Anyone who has been paying attention has probably noticed that the price of many goods are not only rising, but exploding. Food, gas and building-material prices have risen every month for nearly a year.
I am in the building trades and have never seen anything like the escalation of costs in the 35 years that I have been working. I keep hearing that this is being driven by the pandemic but at a certain point that is hard to accept. Did the American plantation forests disappear? Is every mill in the U.S. and Canada closed? Did Brazil, where most of our plywood is coming from, stop making it?
A year ago, my associates and I in the building trades were concerned when a sheet of three-quarter-inch plywood hit $34. Currently, with tax included, it is more than $74. It is the same with all the items that go into building a house. My question is, are companies taking advantage of the current situation and, if so, who will step in to put a stop to it?

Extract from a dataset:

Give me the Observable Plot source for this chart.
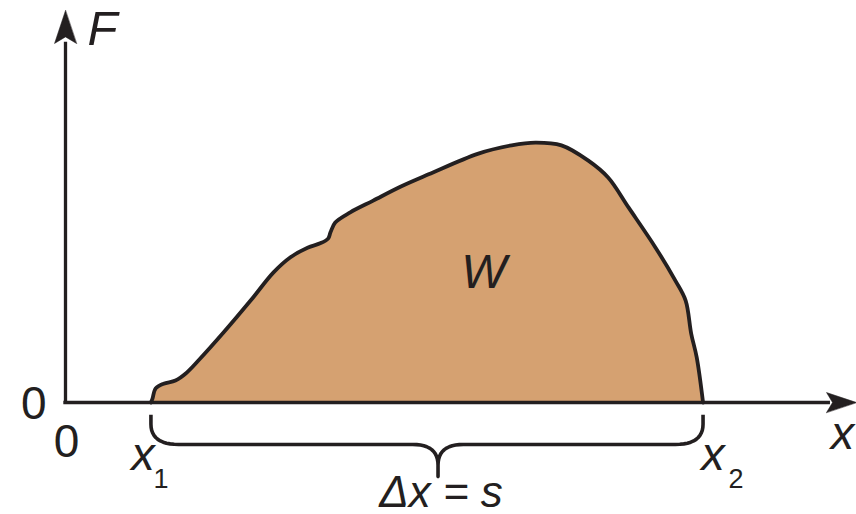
<!DOCTYPE html>
<html>
<head>
<meta charset="utf-8">
<script src="https://cdn.jsdelivr.net/npm/d3@7"></script>
<script src="https://cdn.jsdelivr.net/npm/@observablehq/plot@0.6"></script>
<style>
  html, body { margin: 0; padding: 0; background: #fff; overflow: hidden; }
  #chart svg { display: block; }
</style>
</head>
<body>
<div id="chart"></div>
<script>
// ---- data (arbitrary units: x from 0 to 100, F from 0 to 100) ----
const positionX = [10.8, 11.0, 11.4, 12.4, 13.9, 15.2, 16.8, 20.0, 23.4, 26.3, 28.4, 30.6, 32.2, 33.2, 33.5, 34.1, 36.0, 38.9, 42.4, 45.9, 52.2, 56.4, 59.4, 62.7, 66.1, 68.6, 71.2, 74.6, 77.1, 78.4, 79.1, 79.8, 80.6];
const forceF    = [0, 1.0, 3.6, 4.8, 5.6, 7.4, 10.7, 17.9, 26.0, 33.2, 37.0, 39.5, 40.6, 41.8, 43.4, 45.9, 48.5, 51.5, 55.1, 58.2, 63.5, 65.6, 66.3, 65.6, 61.7, 57.4, 49.7, 39.5, 31.1, 26.0, 17.6, 11.5, 0];
const xTickValues = [10.8, 80.6];          // x1, x2
const xTickNames  = ["x", "x"];
const xTickSubs   = ["1", "2"];
const axisMax = 100;
const originLabel = "0";
const axisLabels = {x: "x", y: "F"};
const areaLabel = "W";
const spanLabel = "Δx = s";

const curve = positionX.map((x, i) => ({x, F: forceF[i]}));
const [x1, x2] = xTickValues;

// ---- brace built from x1 and x2 ----
function quad(p0, p1, p2, n = 12) {
  const out = [];
  for (let i = 0; i <= n; i++) {
    const t = i / n, u = 1 - t;
    out.push({x: u*u*p0[0] + 2*u*t*p1[0] + t*t*p2[0], F: u*u*p0[1] + 2*u*t*p1[1] + t*t*p2[1]});
  }
  return out;
}
const tip = x1 + 0.52 * (x2 - x1);
const yTop = -3.1, yMid = -10.7, yBot = -18.9, yBend = -5.5, yTipBend = -16;
const brace = [
  {x: x1, F: yTop},
  ...quad([x1, yBend], [x1, yMid], [x1 + 3.5, yMid]),
  ...quad([tip - 3.2, yMid], [tip, yMid], [tip, yTipBend]),
  {x: tip, F: yBot},
  ...quad([tip, yTipBend], [tip, yMid], [tip + 3.2, yMid]),
  ...quad([x2 - 3.5, yMid], [x2, yMid], [x2, yBend]),
  {x: x2, F: yTop}
];

const ink = "#231f20";
const font = "'Liberation Sans', Arial, sans-serif";

const arrowShape = {
  draw(context, l, r) {
    context.moveTo(0, -l);
    context.lineTo(-r, 0);
    context.lineTo(0, -l * 0.2);
    context.lineTo(r, 0);
    context.closePath();
  }
};

const tickLabel = (i, dxMain, dxSub) => [
  Plot.text([xTickValues[i]], {x: d => d, y: 0, text: () => xTickNames[i], textAnchor: "middle", lineAnchor: "bottom", dx: dxMain, dy: 67, fontSize: 47, fontStyle: "italic", fill: ink}),
  Plot.text([xTickValues[i]], {x: d => d, y: 0, text: () => xTickSubs[i], textAnchor: "middle", lineAnchor: "bottom", dx: dxSub, dy: 85, fontSize: 27, fill: ink})
];

const chart = Plot.plot({
  width: 856,
  height: 514,
  marginTop: 10,
  marginRight: 0,
  marginBottom: 112,
  marginLeft: 65,
  x: {domain: [0, axisMax], axis: null},
  y: {domain: [0, axisMax], axis: null},
  style: {overflow: "visible", fontFamily: font, background: "#fff"},
  marks: [
    Plot.areaY(curve, {x: "x", y: "F", curve: "catmull-rom", fill: "#d5a171"}),
    Plot.ruleX([0], {y1: 0, y2: axisMax - 8.5, stroke: ink, strokeWidth: 3.3, strokeLinecap: "square"}),
    Plot.ruleY([0], {x1: 0, x2: axisMax - 3.5, stroke: ink, strokeWidth: 3.3, strokeLinecap: "square"}),
    Plot.line(curve, {x: "x", y: "F", curve: "catmull-rom", stroke: ink, strokeWidth: 3.8, strokeLinejoin: "round", strokeLinecap: "round"}),
    Plot.vector([{x: 0, F: axisMax}], {x: "x", y: "F", rotate: 0, length: 33, r: 11, anchor: "end", shape: arrowShape, fill: ink, stroke: ink, strokeWidth: 0.5}),
    Plot.vector([{x: axisMax, F: 0}], {x: "x", y: "F", rotate: 90, length: 30, r: 10, anchor: "end", shape: arrowShape, fill: ink, stroke: ink, strokeWidth: 0.5}),
    Plot.line(brace, {x: "x", y: "F", stroke: ink, strokeWidth: 3.6, strokeLinejoin: "round", strokeLinecap: "butt"}),
    // origin labels
    Plot.text([originLabel], {x: 0, y: 0, text: d => d, textAnchor: "end", lineAnchor: "bottom", dx: -19, dy: 16, fontSize: 46, fill: ink}),
    Plot.text([originLabel], {x: 0, y: 0, text: d => d, textAnchor: "middle", lineAnchor: "bottom", dx: 1, dy: 54, fontSize: 46, fill: ink}),
    // axis labels
    Plot.text([axisLabels.y], {x: 0, y: axisMax, text: d => d, textAnchor: "start", lineAnchor: "bottom", dx: 22, dy: 34, fontSize: 49, fontStyle: "italic", fill: ink}),
    Plot.text([axisLabels.x], {x: axisMax, y: 0, text: d => d, textAnchor: "middle", lineAnchor: "bottom", dx: -14, dy: 46, fontSize: 47, fontStyle: "italic", fill: ink}),
    // x1, x2 labels
    ...tickLabel(0, -8, 10),
    ...tickLabel(1, 10, 33),
    // area label
    Plot.text([areaLabel], {x: (x1 + x2) / 2, y: 0, text: d => d, textAnchor: "middle", lineAnchor: "bottom", dx: 57, dy: -115, fontSize: 48, fontStyle: "italic", fill: ink}),
    // span label
    Plot.text([spanLabel], {x: tip, y: 0, text: d => d, textAnchor: "middle", lineAnchor: "bottom", dx: 3, dy: 104, fontSize: 44, fontStyle: "italic", fill: ink})
  ]
});

document.getElementById("chart").append(chart);
</script>
</body>
</html>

The building industry is a leading economic indicator. New home construction drives a large segment of the economy. If prices do not revert to pre-pandemic levels it will hurt the nascent recovery. Without federal intervention I am certain they will not.
Richard Shea, Cold Spring
Yes. We are in the early stages of a very disruptive bout of inflation, even shortages, in many if not most, but certainly not all, products, goods and services. The reasons are many; I will summarize those most contributing to the situation.
It seems that, in attempting to prevent a 1930s style Depression in the national economy, the Federal Reserve, directly and indirectly has been, in effect, printing vast amounts of money, causing the credit system to be very accommodative, and making money and loans very easy to obtain. This has been going on now for over a decade. Also, the US federal government, more recently has been approving massive appropriations bills, commonly referred to as “stimulus”, and is borrowing money like never before (certainly not in “peacetime”) in the nation’s history. In short, greater and greater amounts of money chasing the same, or similar, groups of products or services, results in a devaluation of the value of pre-existing money (wages, savings, etc.), and a vast increase in the price of many, but not all, things commonly sought after in a normal economy. The most visible result, and I think the most pernicious, has been in the housing markets, and in the various commodities, products and services related to these markets.
Some people have said there is too much stimulus being added to the economy. At this point, I tend agree with that viewpoint. President Biden is asking for another federal appropriation in the form of a massive investment in what he terms infrastructure. It is in part the expectation of more stimulus that is driving, in part, ongoing investment (or speculation, if you will) in housing, in commodities prices, in cars, semiconductors, in land, in common stocks.
If the federal government reduces its spending, the bubble may burst, the prices of housing and of common stocks can undergo an “correction”, the economy would slump, with many jobs lost and high rates of unemployment.
The US economy is, in effect, out of control. In my view, it cannot be corrected to any normal condition (they way it used to be years ago) without great pain, and without the attendant possibilities of even greater political risk.